Row-column beamforming with dynamic apodizations on a GPU

A delay-and-sum beamformer implementation for 3D imaging with row-column arrays is presented. It is written entirely in the MATLAB programming language for flexible use and fast modifications for research use, and all parts can run on either the CPU or GPU. Dynamic apodization with row-column arrays is presented and is supported in both transmit and receive. Delay calculations are simplified compared to previous beamformers, and 3D delay and apodization calculations are reduced to 2D problems for faster calculations.

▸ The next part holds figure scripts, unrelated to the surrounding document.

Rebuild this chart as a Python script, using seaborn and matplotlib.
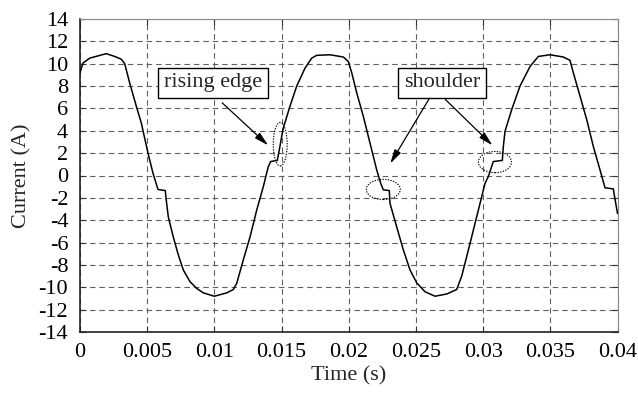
import numpy as np
import pandas as pd
import matplotlib
matplotlib.use("Agg")
import matplotlib.pyplot as plt
from matplotlib.patches import Ellipse
import seaborn as sns

# ---- data ----
time_s = [0.0, 0.000223, 0.000722, 0.00134, 0.001957, 0.002582, 0.003074,
          0.003327, 0.003699, 0.00419, 0.004562, 0.005061, 0.005433,
          0.005805, 0.006348, 0.0064, 0.006571, 0.006943, 0.007316,
          0.007688, 0.008186, 0.008685, 0.009176, 0.009995, 0.010918,
          0.011409, 0.011662, 0.012153, 0.012652, 0.01315, 0.013641,
          0.014013, 0.014192, 0.014683, 0.014832, 0.015011, 0.01513,
          0.015628, 0.016127, 0.016745, 0.017243, 0.017615, 0.018605,
          0.019595, 0.019967, 0.02022, 0.020592, 0.021083, 0.021456,
          0.02208, 0.022378, 0.022572, 0.023018, 0.023071, 0.023569,
          0.024061, 0.024559, 0.025058, 0.025676, 0.026419, 0.02729,
          0.028034, 0.028406, 0.028778, 0.02927, 0.029768, 0.030141,
          0.030386, 0.030758, 0.031428, 0.031503, 0.031629, 0.032128,
          0.032745, 0.033489, 0.034107, 0.034978, 0.035968, 0.036466,
          0.036712, 0.037211, 0.037709, 0.038201, 0.038699, 0.039071,
          0.039689, 0.039741, 0.04]
current_a = [9.2, 10.06, 10.5, 10.7, 10.9, 10.65, 10.4,
             10.0, 8.27, 6.2, 4.7, 2.0, 0.2,
             -1.25, -1.35, -2.0, -3.7, -5.5, -7.1,
             -8.45, -9.5, -10.1, -10.5, -10.8, -10.5,
             -10.2, -9.65, -7.55, -5.5, -3.1, -1.0,
             0.8, 1.25, 1.35, 2.3, 3.5, 4.25,
             6.2, 8.0, 9.6, 10.5, 10.75, 10.8,
             10.6, 10.2, 9.2, 7.4, 5.3, 3.5,
             0.5, -0.7, -1.28, -1.35, -2.5, -4.6,
             -6.65, -8.45, -9.6, -10.4, -10.8, -10.6,
             -10.2, -9.0, -7.25, -4.9, -2.5, -0.7,
             -0.1, 1.25, 1.35, 2.6, 3.95, 5.9,
             8.0, 9.75, 10.65, 10.8, 10.6, 10.3,
             9.2, 7.1, 5.0, 2.6, 0.5, -1.1,
             -1.2, -1.6, -3.4]
x_ticks = [0, 0.005, 0.01, 0.015, 0.02, 0.025, 0.03, 0.035, 0.04]
x_tick_labels = ["0", "0.005", "0.01", "0.015", "0.02", "0.025", "0.03", "0.035", "0.04"]
y_ticks = list(range(-14, 15, 2))
y_tick_labels = [str(v) for v in y_ticks]

df = pd.DataFrame({"Time (s)": time_s, "Current (A)": current_a})

sns.set_theme(style="white")
plt.rcParams["font.family"] = ["Liberation Serif", "DejaVu Serif"]
plt.rcParams["axes.unicode_minus"] = False

fig = plt.figure(figsize=(6.38, 3.94), dpi=100)
ax = fig.add_axes([80 / 638, 1 - 332 / 394, 537.5 / 638, 313 / 394])

sns.lineplot(data=df, x="Time (s)", y="Current (A)", ax=ax, color="black",
             linewidth=1.1, zorder=3)

ax.set_xlim(0, 0.04)
ax.set_ylim(-14, 14)
ax.set_xticks(x_ticks)
ax.set_xticklabels(x_tick_labels)
ax.set_yticks(y_ticks)
ax.set_yticklabels(y_tick_labels)
ax.grid(True, color="#606060", linestyle=(0, (5, 3.5)), linewidth=0.8)
ax.tick_params(direction="in", length=4, width=0.8, colors="#333333",
               labelcolor="black", labelsize=16, top=True, right=True,
               bottom=True, left=True)
ax.tick_params(axis="y", pad=8.5)
ax.tick_params(axis="x", pad=8)
for s in ["left", "bottom"]:
    ax.spines[s].set_color("#222222")
    ax.spines[s].set_linewidth(1.2)
for s in ["top", "right"]:
    ax.spines[s].set_color("#888888")
    ax.spines[s].set_linewidth(0.8)

ax.set_xlabel("Time (s)", fontsize=16, labelpad=3)
ax.set_ylabel("Current (A)", fontsize=16, labelpad=5)

# dotted ellipses
for (cx, cy, w, h) in [(0.0149, 2.8, 0.00104, 3.9),
                       (0.02257, -1.25, 0.00253, 1.8),
                       (0.03088, 1.2, 0.00246, 1.9)]:
    ax.add_patch(Ellipse((cx, cy), w, h, fill=False, edgecolor="black",
                         linestyle=(0, (1.2, 1.2)), linewidth=0.8, zorder=4))

bbox = dict(boxstyle="square,pad=0.25", facecolor="white", edgecolor="black",
            linewidth=1.0)
arrow = dict(arrowstyle="-|>,head_length=0.7,head_width=0.18", color="black",
             linewidth=0.9, shrinkA=0, shrinkB=0)

ax.text(0.0099, 8.3, "rising edge", fontsize=16, ha="center", va="center",
        bbox=bbox, zorder=5)
ax.annotate("", xy=(0.0140, 2.7), xytext=(0.01058, 6.5), arrowprops=arrow, zorder=5)

ax.text(0.02693, 8.3, "shoulder", fontsize=16, ha="center", va="center",
        bbox=bbox, zorder=5)
ax.annotate("", xy=(0.02309, 1.07), xytext=(0.0260, 6.9), arrowprops=arrow, zorder=5)
ax.annotate("", xy=(0.03069, 2.7), xytext=(0.02719, 6.8), arrowprops=arrow, zorder=5)

fig.savefig("out.png", dpi=100)
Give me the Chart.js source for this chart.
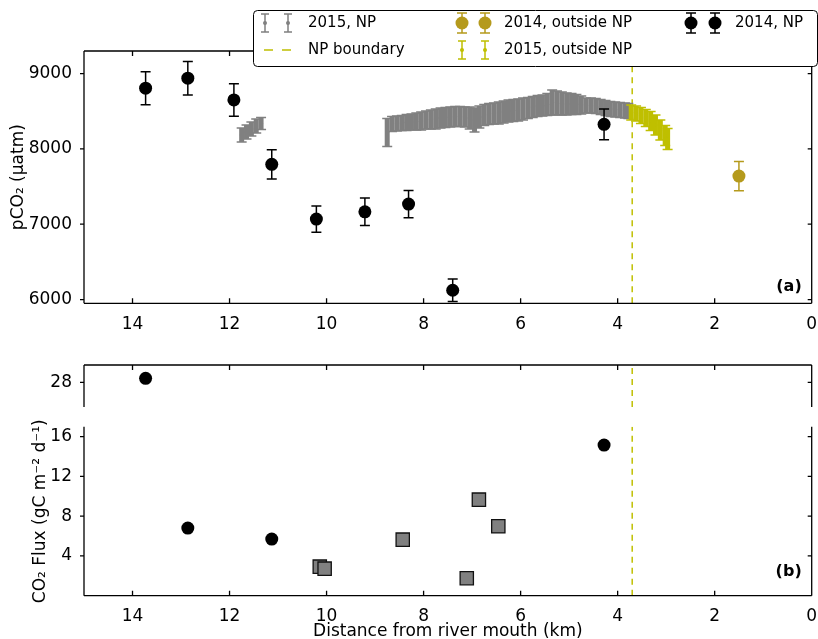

The performance is evaluated on an Intel Xeon E5-2630 v4 CPU with 64 GB RAM and a NVIDIA GeForce GTX 1080 Ti GPU with 11 GB RAM. A 192+192 array is simulated to image a volume of 96-by-96-by-45 wavelengths sampled at 0.3 wavelength in the axial direction and 0.5 wavelength in the lateral and elevation directions giving 5.53 million sample points. A single-element synthetic aperture sequence with 192 emissions is used. The 192 volumes are beamformed in approximately 1 hour on the CPU and 5 minutes on the GPU corresponding to a speed-up of up to 12.2 times. For a smaller beamforming problem consisting of the three center planes in the volume, a speed-up of 4.6 times is found from 109 to 24 seconds. The GPU utilization is around 5.0% of the possible floating point calculations indicating a trade-off between the easy programming approach and high performance.